Interesting Business

Improving the customer experience for travelers, or home-owners heating a home will have major benefits for the staff of organizations. CXOs tasked with driving up the margin of a business or responding to online challengers can fail to realize that AI has the potential to improve the livelihoods of those that work for an organization. Improved working conditions is highly likely to improve the margin of a business.

“Robotic Process Automation, chatbots and recommendation engines are not cutting edge and that’s okay, they are good for business,” adds Ward-Dutton. In his research, Ward-Dutton finds that across Europe organizations are using AI to “counter skills and resource issues” in their organizations. A number of leading economies are experiencing record low levels of productivity and some industry observers have put this down to existing teams being overstretched, leading to lower moral and therefore poorer productivity. Global recruitment organization Alexander Mann Solutions and UK based bakery Hovis use AI to streamline administrative processes and free up team members’ time.

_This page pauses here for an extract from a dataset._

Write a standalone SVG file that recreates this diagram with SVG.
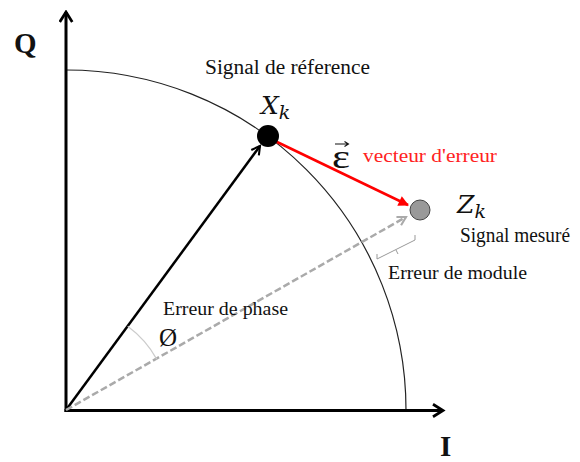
<svg xmlns="http://www.w3.org/2000/svg" width="580" height="462" viewBox="0 0 580 462">
<style>
.t{font-family:"Liberation Serif","Times New Roman",serif;fill:#111}
.m{font-family:"DejaVu Serif","Liberation Serif",serif;font-style:italic;fill:#111}
.b{font-family:"Liberation Serif","Times New Roman",serif;font-weight:bold;fill:#111}
</style>
<defs>
<marker id="ax" viewBox="0 0 12 12" refX="10" refY="6" markerWidth="5" markerHeight="5" orient="auto" markerUnits="strokeWidth">
<path d="M2,1 L10,6 L2,11" fill="none" stroke="#000" stroke-width="2.2"/>
</marker>
<marker id="ab" viewBox="0 0 12 12" refX="10" refY="6" markerWidth="5" markerHeight="5" orient="auto" markerUnits="strokeWidth">
<path d="M2,1.5 L10,6 L2,10.5" fill="none" stroke="#000" stroke-width="2"/>
</marker>
<marker id="ar" viewBox="0 0 12 12" refX="10" refY="6" markerWidth="5" markerHeight="5" orient="auto" markerUnits="strokeWidth">
<path d="M1,1 L11,6 L1,11 Z" fill="#f00"/>
</marker>
<marker id="ag" viewBox="0 0 12 12" refX="10" refY="6" markerWidth="5" markerHeight="5" orient="auto" markerUnits="strokeWidth">
<path d="M2,1.5 L10,6 L2,10.5" fill="none" stroke="#aaa" stroke-width="2"/>
</marker>
</defs>
<rect width="580" height="462" fill="#fff"/>
<g id="connectors">
<path d="M66,70 A340,340 0 0 1 406,410" fill="none" stroke="#222" stroke-width="1.2"/>
<line x1="66" y1="412" x2="66" y2="12" stroke="#000" stroke-width="3" marker-end="url(#ax)"/>
<line x1="64.5" y1="410.5" x2="443" y2="410.5" stroke="#000" stroke-width="3" marker-end="url(#ax)"/>
<line x1="66" y1="410" x2="260" y2="146" stroke="#000" stroke-width="2.5" marker-end="url(#ab)"/>
<line x1="66" y1="410" x2="406" y2="217" stroke="#aaa" stroke-width="2.5" stroke-dasharray="7,3" marker-end="url(#ag)"/>
<line x1="275" y1="141" x2="408" y2="205" stroke="#f00" stroke-width="2.5" marker-end="url(#ar)"/>
<path d="M127.7,326.3 A104,104 0 0 1 156.7,359.1" fill="none" stroke="#ccc" stroke-width="1.2"/>
<path d="M377,254 L377,259 L415,240 L415,235 M396,250 L398,254" fill="none" stroke="#999" stroke-width="1"/>
<path d="M335,144 L348,144 M344.5,141.5 L348.5,144 L344.5,146.5" fill="none" stroke="#111" stroke-width="1.1"/>
</g>
<g id="Xk">
<circle cx="268" cy="136" r="11" fill="#000"/>
<text class="m" x="261" y="114" font-size="25">X<tspan font-size="19" dy="5">k</tspan></text>
</g>
<g id="Zk">
<circle cx="420" cy="210" r="10" fill="#999" stroke="#444" stroke-width="1"/>
<text class="m" x="457" y="213" font-size="25">Z<tspan font-size="19" dy="5">k</tspan></text>
</g>
<g id="labels">
<text class="b" x="14" y="53" font-size="29">Q</text>
<text class="b" x="440" y="456" font-size="29">I</text>
<text class="t" x="205" y="74" font-size="20" textLength="165" lengthAdjust="spacingAndGlyphs">Signal de réference</text>
<text class="t" x="332" y="168" font-size="34" textLength="18" lengthAdjust="spacingAndGlyphs">ε</text>
<text class="t" x="363" y="162" font-size="19" style="fill:#f22" textLength="134" lengthAdjust="spacingAndGlyphs">vecteur d'erreur</text>
<text class="t" x="460" y="242" font-size="20" textLength="110" lengthAdjust="spacingAndGlyphs">Signal mesuré</text>
<text class="t" x="388" y="279" font-size="19" textLength="139" lengthAdjust="spacingAndGlyphs">Erreur de module</text>
<text class="t" x="163" y="315" font-size="18" textLength="125" lengthAdjust="spacingAndGlyphs">Erreur de phase</text>
<text class="t" x="159" y="346" font-size="25">Ø</text>
</g>
</svg>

IDC’s research also indicates that 50% of its respondents are using AI for compliance. Organizations with low productivity or over extended workforces can quickly find themselves failing to meet the regulatory obligations a vertical market or geography demands.

Positive as these AI opportunities are for organizations, Alistair Maughan, a technology lawyer with the global law firm Morrison Foerster advises the CXO community to be very clear about what the moral guidelines of the organization is in terms of its usage of customer and employee data. The London based Legal Eagle also reminds CXOs to be very careful of the implications and relationships their organization has with major AI providers such as Google. The approach to data by technology pioneering companies can differ greatly to the view of data from a business traveler, electricity consumer or patient.

Author Ian McEwan sums up the predicament of the CXO team and society when it comes to AI, “We’re a long, long way from making an artificial human that is just as complicated and faulty and wonderful as we are, but we’re already on the edge of that vast ocean,” he says in an interview about his latest novel.

"We’re a long, long way from making an artificial human that is just as complicated and faulty and wonderful as we are, but we’re already on the edge of that vast ocean."